Requirements
Retype the lines beneath this one, from the first through the line containing "const bottom = 536;". Pictures are left out.

--- Start Records ---

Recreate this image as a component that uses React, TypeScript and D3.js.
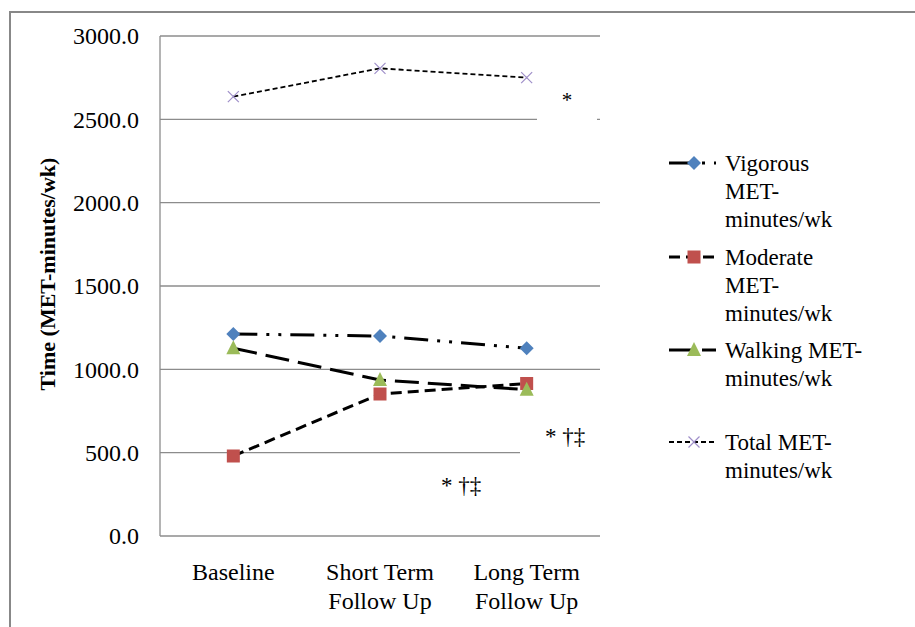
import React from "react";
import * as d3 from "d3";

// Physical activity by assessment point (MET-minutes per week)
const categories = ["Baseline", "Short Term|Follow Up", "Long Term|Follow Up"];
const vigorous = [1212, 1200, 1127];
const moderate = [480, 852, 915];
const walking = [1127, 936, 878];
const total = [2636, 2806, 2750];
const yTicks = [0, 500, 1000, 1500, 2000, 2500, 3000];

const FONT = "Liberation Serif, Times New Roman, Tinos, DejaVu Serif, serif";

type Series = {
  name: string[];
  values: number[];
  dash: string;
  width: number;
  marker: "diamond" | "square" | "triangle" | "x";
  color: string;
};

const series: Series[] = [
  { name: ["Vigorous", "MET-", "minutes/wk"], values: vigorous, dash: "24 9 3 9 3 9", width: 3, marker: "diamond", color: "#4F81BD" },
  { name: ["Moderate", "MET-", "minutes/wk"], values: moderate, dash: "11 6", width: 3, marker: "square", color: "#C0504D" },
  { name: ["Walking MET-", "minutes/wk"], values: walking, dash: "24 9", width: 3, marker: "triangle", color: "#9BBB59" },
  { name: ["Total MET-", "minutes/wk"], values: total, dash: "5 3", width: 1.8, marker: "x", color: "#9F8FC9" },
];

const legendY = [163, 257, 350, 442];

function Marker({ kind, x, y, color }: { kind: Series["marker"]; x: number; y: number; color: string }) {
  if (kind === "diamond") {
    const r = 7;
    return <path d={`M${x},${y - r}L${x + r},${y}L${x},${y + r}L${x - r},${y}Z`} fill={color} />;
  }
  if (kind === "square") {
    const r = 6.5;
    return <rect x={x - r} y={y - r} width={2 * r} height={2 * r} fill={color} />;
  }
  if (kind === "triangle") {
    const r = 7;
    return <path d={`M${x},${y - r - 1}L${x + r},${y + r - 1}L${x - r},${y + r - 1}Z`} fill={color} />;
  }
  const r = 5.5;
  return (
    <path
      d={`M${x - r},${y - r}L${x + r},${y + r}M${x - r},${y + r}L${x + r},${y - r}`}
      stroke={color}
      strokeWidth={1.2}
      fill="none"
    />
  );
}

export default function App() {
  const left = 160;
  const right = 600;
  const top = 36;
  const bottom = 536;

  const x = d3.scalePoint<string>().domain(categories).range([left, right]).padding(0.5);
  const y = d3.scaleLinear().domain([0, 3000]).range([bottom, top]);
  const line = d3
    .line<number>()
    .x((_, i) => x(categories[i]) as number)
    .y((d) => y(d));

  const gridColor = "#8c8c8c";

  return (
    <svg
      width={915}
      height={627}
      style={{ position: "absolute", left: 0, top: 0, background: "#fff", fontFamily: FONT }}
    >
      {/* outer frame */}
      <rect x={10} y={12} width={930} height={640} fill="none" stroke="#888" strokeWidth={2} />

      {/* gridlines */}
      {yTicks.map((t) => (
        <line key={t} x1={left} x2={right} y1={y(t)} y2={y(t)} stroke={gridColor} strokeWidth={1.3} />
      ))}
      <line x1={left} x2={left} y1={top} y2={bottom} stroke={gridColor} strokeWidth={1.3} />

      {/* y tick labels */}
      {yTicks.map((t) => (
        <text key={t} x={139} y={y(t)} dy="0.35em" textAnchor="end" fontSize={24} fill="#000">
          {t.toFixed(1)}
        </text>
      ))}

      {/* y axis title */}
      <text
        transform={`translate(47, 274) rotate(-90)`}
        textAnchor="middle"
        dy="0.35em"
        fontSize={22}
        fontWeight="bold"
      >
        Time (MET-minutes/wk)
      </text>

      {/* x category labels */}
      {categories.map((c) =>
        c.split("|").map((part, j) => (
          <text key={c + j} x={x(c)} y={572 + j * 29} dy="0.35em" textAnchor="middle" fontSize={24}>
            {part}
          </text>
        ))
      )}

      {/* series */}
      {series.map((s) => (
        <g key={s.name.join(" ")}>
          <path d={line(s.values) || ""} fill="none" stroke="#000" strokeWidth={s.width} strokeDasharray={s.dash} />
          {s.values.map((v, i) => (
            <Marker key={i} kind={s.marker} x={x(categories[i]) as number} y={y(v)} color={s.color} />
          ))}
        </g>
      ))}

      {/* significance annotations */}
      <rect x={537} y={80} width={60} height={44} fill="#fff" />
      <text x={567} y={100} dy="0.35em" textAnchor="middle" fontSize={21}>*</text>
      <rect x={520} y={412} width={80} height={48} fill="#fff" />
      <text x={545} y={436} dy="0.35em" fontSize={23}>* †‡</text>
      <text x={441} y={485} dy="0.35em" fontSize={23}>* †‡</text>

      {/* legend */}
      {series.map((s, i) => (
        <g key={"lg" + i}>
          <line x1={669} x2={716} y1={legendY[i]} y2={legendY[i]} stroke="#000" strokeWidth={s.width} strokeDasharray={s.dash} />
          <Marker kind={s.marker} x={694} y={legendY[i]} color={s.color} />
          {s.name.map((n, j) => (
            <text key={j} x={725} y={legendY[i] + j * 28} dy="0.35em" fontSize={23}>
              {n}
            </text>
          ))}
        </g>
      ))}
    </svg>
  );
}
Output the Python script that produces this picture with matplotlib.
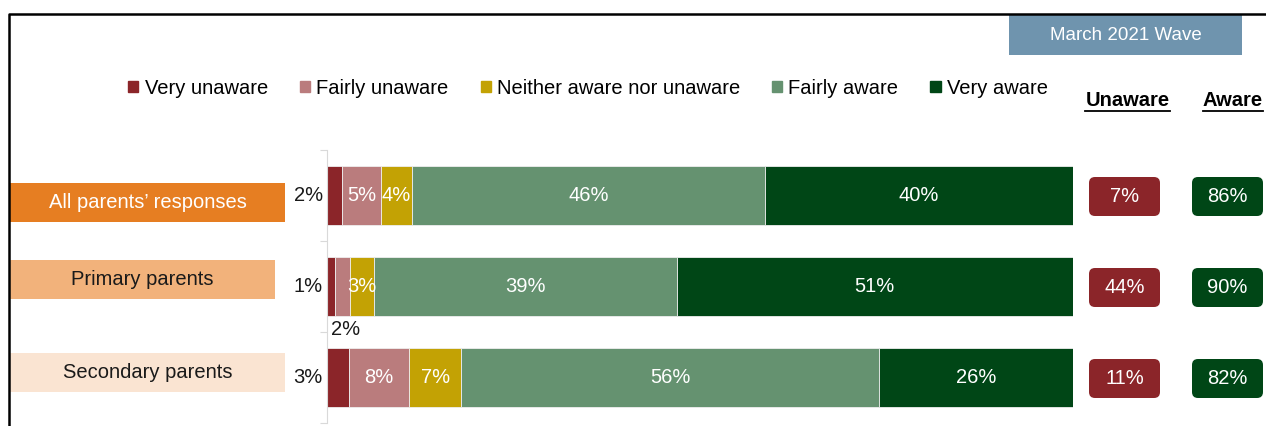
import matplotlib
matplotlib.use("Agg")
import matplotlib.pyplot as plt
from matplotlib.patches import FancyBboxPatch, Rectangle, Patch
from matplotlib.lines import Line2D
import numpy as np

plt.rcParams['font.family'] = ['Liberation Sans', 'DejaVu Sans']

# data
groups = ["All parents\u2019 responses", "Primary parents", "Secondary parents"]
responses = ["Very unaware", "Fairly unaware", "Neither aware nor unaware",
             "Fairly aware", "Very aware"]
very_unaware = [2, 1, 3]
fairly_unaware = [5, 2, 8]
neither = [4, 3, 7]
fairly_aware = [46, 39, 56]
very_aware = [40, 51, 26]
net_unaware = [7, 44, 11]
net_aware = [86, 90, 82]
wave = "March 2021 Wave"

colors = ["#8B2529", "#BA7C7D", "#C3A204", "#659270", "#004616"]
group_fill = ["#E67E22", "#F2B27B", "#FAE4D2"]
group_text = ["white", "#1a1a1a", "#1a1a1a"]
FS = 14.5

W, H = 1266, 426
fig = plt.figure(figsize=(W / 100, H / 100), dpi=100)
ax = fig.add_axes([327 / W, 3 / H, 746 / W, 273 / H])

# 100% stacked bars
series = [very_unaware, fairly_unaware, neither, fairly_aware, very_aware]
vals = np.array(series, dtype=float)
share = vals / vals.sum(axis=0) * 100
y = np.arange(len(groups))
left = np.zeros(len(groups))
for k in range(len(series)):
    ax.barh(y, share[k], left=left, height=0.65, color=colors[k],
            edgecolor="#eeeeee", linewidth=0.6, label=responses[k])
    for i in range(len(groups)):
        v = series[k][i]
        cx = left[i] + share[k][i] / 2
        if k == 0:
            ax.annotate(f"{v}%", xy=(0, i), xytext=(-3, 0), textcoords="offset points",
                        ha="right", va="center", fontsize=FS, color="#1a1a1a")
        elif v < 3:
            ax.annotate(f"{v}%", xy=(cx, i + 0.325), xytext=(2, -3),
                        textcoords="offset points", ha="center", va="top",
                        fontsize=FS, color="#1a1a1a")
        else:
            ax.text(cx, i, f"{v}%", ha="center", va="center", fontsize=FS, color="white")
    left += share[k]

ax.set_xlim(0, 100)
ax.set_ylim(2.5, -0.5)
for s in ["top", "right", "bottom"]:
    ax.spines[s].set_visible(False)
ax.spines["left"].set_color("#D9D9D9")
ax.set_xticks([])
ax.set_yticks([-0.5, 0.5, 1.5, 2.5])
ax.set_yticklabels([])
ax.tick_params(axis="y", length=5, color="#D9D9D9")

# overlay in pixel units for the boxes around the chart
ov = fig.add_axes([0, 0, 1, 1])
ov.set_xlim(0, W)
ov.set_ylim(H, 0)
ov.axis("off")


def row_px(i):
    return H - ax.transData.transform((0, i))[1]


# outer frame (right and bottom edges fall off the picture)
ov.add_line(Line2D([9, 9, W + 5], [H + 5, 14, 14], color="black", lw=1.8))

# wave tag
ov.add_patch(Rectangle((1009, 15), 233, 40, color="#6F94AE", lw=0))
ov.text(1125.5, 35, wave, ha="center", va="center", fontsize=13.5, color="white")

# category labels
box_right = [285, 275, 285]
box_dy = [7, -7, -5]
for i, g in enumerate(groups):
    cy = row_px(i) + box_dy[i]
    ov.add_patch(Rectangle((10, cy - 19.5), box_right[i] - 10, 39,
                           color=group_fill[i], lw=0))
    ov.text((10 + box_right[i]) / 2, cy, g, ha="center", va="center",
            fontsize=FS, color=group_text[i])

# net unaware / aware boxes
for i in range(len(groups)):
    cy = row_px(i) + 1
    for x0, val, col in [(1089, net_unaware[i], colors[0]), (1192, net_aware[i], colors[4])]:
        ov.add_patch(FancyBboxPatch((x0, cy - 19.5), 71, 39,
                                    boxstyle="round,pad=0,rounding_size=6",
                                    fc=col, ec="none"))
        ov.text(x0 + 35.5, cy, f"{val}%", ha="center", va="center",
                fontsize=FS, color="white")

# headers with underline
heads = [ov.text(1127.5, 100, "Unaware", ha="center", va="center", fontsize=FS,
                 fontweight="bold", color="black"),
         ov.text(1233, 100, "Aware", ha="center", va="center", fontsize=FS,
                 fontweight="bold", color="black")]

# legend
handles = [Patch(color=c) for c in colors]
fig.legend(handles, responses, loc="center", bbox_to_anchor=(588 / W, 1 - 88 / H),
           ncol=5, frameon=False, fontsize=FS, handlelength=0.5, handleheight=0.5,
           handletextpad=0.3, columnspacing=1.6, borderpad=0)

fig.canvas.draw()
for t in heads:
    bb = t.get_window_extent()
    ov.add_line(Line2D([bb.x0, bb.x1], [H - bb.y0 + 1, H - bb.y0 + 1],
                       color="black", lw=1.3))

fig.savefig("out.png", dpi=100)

--- End Records ---

Result
Recreate this image as a component that uses React, TypeScript and D3.js.
import React from "react";
import * as d3 from "d3";

// Physical activity by assessment point (MET-minutes per week)
const categories = ["Baseline", "Short Term|Follow Up", "Long Term|Follow Up"];
const vigorous = [1212, 1200, 1127];
const moderate = [480, 852, 915];
const walking = [1127, 936, 878];
const total = [2636, 2806, 2750];
const yTicks = [0, 500, 1000, 1500, 2000, 2500, 3000];

const FONT = "Liberation Serif, Times New Roman, Tinos, DejaVu Serif, serif";

type Series = {
  name: string[];
  values: number[];
  dash: string;
  width: number;
  marker: "diamond" | "square" | "triangle" | "x";
  color: string;
};

const series: Series[] = [
  { name: ["Vigorous", "MET-", "minutes/wk"], values: vigorous, dash: "24 9 3 9 3 9", width: 3, marker: "diamond", color: "#4F81BD" },
  { name: ["Moderate", "MET-", "minutes/wk"], values: moderate, dash: "11 6", width: 3, marker: "square", color: "#C0504D" },
  { name: ["Walking MET-", "minutes/wk"], values: walking, dash: "24 9", width: 3, marker: "triangle", color: "#9BBB59" },
  { name: ["Total MET-", "minutes/wk"], values: total, dash: "5 3", width: 1.8, marker: "x", color: "#9F8FC9" },
];

const legendY = [163, 257, 350, 442];

function Marker({ kind, x, y, color }: { kind: Series["marker"]; x: number; y: number; color: string }) {
  if (kind === "diamond") {
    const r = 7;
    return <path d={`M${x},${y - r}L${x + r},${y}L${x},${y + r}L${x - r},${y}Z`} fill={color} />;
  }
  if (kind === "square") {
    const r = 6.5;
    return <rect x={x - r} y={y - r} width={2 * r} height={2 * r} fill={color} />;
  }
  if (kind === "triangle") {
    const r = 7;
    return <path d={`M${x},${y - r - 1}L${x + r},${y + r - 1}L${x - r},${y + r - 1}Z`} fill={color} />;
  }
  const r = 5.5;
  return (
    <path
      d={`M${x - r},${y - r}L${x + r},${y + r}M${x - r},${y + r}L${x + r},${y - r}`}
      stroke={color}
      strokeWidth={1.2}
      fill="none"
    />
  );
}

export default function App() {
  const left = 160;
  const right = 600;
  const top = 36;
  const bottom = 536;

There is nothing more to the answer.